In her recent Wall Street Journal article, Rachel Feintzeig quotes an AT&T executive on the importance of middle managers.
“Who runs this company?” the executive asks. “We do, right here,” is his answer.
He’s exactly right. But when Stephen Harding and I wrote our book on the importance of middle managers — Manager Redefined: the Competitive Advantage in the Middle of Your Organization — we went farther. We said that managers are centers of insight and influence, underappreciated in many organizations, but endowed nonetheless with the potential to make dramatic contributions to enterprise success.
In most organizations, this potential remains untapped.
The problem with middle managers
Why? The simple truth is that many organizations have created middle-manager jobs that just can’t be done well. The result is systemic manager frustration.
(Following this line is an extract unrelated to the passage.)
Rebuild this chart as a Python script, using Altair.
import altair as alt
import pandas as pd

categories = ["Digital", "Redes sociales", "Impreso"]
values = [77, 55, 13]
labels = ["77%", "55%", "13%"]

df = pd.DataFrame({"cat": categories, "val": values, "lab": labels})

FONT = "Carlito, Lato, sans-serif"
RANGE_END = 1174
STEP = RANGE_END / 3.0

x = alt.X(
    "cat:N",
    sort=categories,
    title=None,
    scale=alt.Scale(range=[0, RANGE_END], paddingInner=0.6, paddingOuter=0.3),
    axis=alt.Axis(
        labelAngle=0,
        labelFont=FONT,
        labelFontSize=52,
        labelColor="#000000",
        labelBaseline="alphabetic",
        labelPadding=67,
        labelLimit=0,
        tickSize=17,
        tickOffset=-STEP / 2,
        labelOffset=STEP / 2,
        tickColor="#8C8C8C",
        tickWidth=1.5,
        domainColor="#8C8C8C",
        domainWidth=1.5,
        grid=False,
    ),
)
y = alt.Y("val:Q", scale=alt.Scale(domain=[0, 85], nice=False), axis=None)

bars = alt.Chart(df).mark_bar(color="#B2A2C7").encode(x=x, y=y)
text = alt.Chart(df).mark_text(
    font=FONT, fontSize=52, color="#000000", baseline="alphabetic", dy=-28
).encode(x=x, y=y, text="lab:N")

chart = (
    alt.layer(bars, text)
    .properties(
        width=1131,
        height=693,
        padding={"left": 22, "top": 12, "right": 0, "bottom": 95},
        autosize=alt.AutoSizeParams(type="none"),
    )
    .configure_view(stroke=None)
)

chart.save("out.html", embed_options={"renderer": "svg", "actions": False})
Data from Towers Watson’s 2012 Global Workforce Study indicate that, worldwide, only 44 percent of managers describe themselves as highly engaged, compared with 59 percent of the executives to whom they report. The problems begin when companies promote their most technically expert contributors into manager roles. They believe (wrongly in most cases) that the most skilled expert will prove to be the best leader of other technical performers.
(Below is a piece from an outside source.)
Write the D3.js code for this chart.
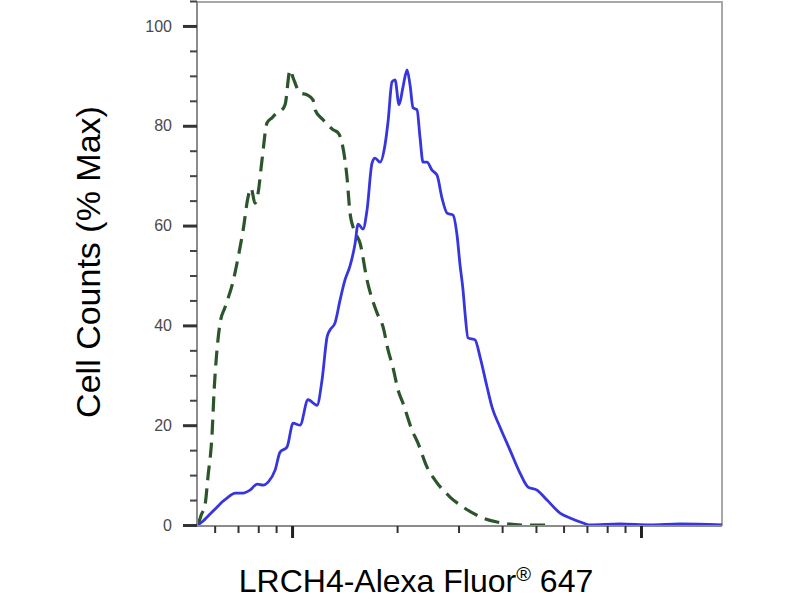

Because the new manager is a top producer, she finds herself acting as a player-coach, torn between leading and performing the same tasks done by those she leads. Also, because many organizations strive to become ever flatter, the new manager — already expected both to make widgets and to lead widget-makers — often takes on more employees to supervise.
The result is a manager who has neither the time nor the skill to create the productive workplace that employees demand. Little wonder managers say they are disengaged.
How to make them more successful
What can organizations do to enhance manager morale and, more fundamentally, make them more successful?
The answer is simple but difficult: Take the job apart and rebuild it. Identify what elements of the role make a real difference to corporate strategy and emphasize those. Revisit the competency model and refine what it really takes to be a good manager.
Rather than shifting administrative burdens from HR to managers, do the reverse — provide them with the support they need to engage their employees and ensure high productivity, and let HR worry about administration.
Certainly train them more and better, but first make sure that hiring and promotion processes put the right people into manager jobs that are structured to focus on what matters to the organization.